INFORMATION SUPPLIED:
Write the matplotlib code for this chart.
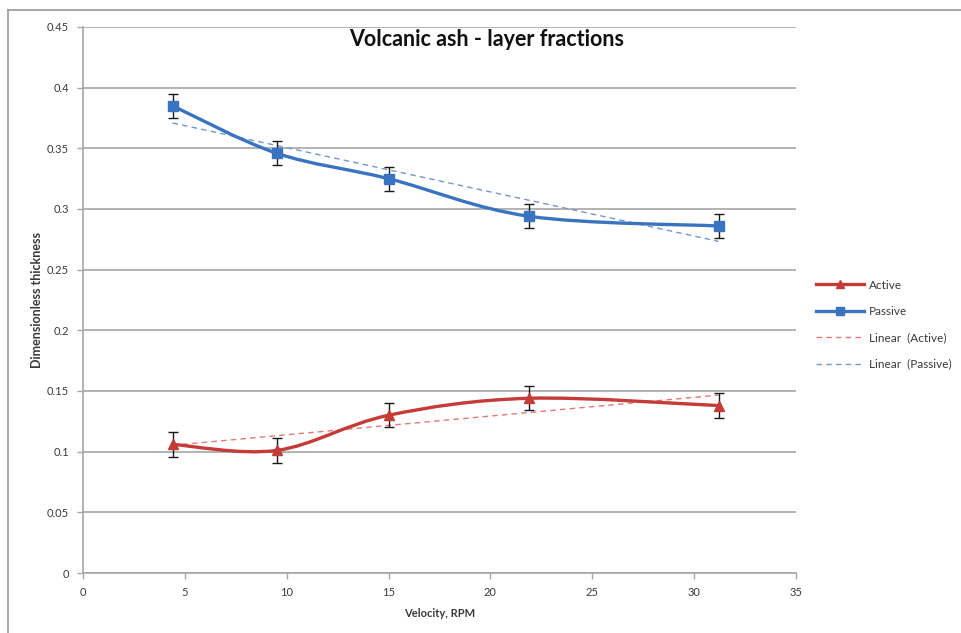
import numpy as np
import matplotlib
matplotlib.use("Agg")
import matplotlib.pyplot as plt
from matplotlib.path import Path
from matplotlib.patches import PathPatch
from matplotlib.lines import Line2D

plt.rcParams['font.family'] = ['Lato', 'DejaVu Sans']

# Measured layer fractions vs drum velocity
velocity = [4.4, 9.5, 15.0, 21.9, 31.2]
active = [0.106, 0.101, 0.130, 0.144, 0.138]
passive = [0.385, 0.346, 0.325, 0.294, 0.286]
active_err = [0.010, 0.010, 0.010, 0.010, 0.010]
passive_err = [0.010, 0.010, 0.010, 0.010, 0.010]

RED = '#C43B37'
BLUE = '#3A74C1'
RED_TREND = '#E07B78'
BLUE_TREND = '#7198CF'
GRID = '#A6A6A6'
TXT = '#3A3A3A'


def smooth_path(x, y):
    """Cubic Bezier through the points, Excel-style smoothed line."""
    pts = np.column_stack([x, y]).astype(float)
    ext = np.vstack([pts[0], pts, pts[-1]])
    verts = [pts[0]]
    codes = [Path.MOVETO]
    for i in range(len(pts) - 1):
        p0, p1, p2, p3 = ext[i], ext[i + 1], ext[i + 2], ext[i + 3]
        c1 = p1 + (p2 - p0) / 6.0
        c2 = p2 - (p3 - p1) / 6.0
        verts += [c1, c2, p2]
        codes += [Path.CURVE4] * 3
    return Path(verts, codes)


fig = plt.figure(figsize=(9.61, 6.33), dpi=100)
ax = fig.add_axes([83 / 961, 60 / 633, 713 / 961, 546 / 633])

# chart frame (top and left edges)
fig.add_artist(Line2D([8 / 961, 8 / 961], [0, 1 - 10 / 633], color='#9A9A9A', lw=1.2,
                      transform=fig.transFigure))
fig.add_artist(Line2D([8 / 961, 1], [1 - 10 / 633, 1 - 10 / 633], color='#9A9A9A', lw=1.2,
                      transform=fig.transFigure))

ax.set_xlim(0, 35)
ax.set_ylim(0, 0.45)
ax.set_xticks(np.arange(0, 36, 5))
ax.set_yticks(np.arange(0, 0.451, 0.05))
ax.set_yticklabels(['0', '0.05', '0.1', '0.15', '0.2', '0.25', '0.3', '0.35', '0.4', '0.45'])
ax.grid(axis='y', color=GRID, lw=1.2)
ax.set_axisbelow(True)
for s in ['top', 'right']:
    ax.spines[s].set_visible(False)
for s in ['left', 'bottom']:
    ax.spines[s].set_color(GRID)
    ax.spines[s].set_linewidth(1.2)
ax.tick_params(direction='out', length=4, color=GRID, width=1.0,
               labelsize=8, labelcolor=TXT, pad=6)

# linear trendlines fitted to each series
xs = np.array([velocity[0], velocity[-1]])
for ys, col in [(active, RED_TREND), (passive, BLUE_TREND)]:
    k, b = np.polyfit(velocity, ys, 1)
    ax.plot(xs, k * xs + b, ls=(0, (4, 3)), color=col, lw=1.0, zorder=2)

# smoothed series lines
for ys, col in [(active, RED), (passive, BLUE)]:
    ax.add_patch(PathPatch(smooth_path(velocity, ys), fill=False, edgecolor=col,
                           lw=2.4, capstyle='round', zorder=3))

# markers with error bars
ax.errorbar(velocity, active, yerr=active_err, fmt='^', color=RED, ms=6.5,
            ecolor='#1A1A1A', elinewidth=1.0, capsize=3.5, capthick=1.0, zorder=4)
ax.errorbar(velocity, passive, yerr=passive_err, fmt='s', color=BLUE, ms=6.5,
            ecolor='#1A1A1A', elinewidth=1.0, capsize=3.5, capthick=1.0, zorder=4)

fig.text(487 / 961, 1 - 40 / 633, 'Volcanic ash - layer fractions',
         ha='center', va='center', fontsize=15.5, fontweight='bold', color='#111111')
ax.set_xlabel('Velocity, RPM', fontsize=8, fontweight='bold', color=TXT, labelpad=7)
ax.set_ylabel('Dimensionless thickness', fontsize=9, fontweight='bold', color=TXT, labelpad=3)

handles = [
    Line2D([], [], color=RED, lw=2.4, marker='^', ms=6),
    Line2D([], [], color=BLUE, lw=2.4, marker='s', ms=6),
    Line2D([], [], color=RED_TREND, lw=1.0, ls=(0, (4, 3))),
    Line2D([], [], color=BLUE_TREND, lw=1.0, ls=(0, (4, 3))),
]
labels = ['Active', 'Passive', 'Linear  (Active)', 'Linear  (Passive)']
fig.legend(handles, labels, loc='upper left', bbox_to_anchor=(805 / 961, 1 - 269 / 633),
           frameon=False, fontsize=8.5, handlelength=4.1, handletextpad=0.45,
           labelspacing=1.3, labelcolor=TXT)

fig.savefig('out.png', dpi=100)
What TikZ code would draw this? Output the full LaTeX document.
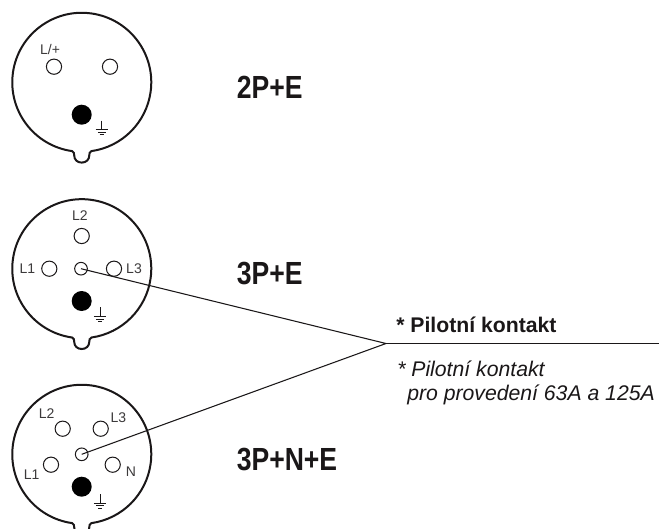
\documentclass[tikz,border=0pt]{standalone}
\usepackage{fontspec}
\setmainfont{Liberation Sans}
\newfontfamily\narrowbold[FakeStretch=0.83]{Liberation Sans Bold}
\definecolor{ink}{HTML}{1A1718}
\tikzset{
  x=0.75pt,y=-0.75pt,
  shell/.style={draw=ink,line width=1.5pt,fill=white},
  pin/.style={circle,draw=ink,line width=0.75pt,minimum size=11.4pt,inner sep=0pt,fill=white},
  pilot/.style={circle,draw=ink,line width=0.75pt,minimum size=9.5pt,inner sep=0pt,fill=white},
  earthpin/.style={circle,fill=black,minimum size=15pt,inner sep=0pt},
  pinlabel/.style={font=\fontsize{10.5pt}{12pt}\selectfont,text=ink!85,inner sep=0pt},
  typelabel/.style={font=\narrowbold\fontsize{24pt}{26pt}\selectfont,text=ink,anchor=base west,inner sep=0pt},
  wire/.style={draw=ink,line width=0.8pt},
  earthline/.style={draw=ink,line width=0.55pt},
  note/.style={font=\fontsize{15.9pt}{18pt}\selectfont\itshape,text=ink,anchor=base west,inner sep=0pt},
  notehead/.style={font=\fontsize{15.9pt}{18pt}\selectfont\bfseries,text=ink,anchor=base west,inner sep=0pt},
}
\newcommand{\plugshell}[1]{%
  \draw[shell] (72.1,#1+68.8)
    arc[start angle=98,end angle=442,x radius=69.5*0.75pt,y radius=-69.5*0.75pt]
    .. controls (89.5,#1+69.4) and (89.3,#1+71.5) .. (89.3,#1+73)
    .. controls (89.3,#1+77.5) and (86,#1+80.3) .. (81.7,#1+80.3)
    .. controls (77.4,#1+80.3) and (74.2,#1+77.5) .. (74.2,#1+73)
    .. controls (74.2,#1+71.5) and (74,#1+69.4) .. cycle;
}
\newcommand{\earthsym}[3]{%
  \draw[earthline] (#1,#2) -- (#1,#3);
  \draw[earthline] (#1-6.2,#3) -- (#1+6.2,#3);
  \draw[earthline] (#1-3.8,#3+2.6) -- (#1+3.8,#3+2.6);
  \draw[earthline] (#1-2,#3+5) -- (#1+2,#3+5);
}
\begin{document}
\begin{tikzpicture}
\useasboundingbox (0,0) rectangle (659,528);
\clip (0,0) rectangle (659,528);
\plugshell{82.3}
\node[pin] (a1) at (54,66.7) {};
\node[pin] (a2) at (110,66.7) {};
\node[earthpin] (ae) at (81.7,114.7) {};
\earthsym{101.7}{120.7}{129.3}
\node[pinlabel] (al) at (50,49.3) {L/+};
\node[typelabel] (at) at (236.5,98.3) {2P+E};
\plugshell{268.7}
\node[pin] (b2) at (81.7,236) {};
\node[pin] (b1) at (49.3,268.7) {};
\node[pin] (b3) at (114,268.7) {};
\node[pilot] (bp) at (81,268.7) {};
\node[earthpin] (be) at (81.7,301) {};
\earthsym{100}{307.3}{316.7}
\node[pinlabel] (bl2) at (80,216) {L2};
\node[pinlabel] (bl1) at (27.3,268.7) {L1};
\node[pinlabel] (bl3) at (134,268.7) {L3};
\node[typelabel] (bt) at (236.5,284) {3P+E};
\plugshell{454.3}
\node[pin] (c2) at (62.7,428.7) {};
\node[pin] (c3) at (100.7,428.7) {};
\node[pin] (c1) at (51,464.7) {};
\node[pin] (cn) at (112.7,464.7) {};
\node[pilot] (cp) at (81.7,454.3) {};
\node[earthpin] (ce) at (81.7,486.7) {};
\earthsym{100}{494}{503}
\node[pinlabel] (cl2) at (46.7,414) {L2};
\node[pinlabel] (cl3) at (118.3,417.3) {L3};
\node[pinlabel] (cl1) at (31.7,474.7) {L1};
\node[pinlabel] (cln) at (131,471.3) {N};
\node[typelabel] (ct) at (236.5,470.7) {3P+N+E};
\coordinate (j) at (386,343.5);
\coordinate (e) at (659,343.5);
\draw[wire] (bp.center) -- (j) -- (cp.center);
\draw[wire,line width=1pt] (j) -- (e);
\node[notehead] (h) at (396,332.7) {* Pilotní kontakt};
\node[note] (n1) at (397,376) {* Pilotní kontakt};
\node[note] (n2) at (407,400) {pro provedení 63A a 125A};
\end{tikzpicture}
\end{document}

JOB:
In the entries above, count every line containing the word "chart". Write only the total.

OUTPUT OF THE EXERCISE:
2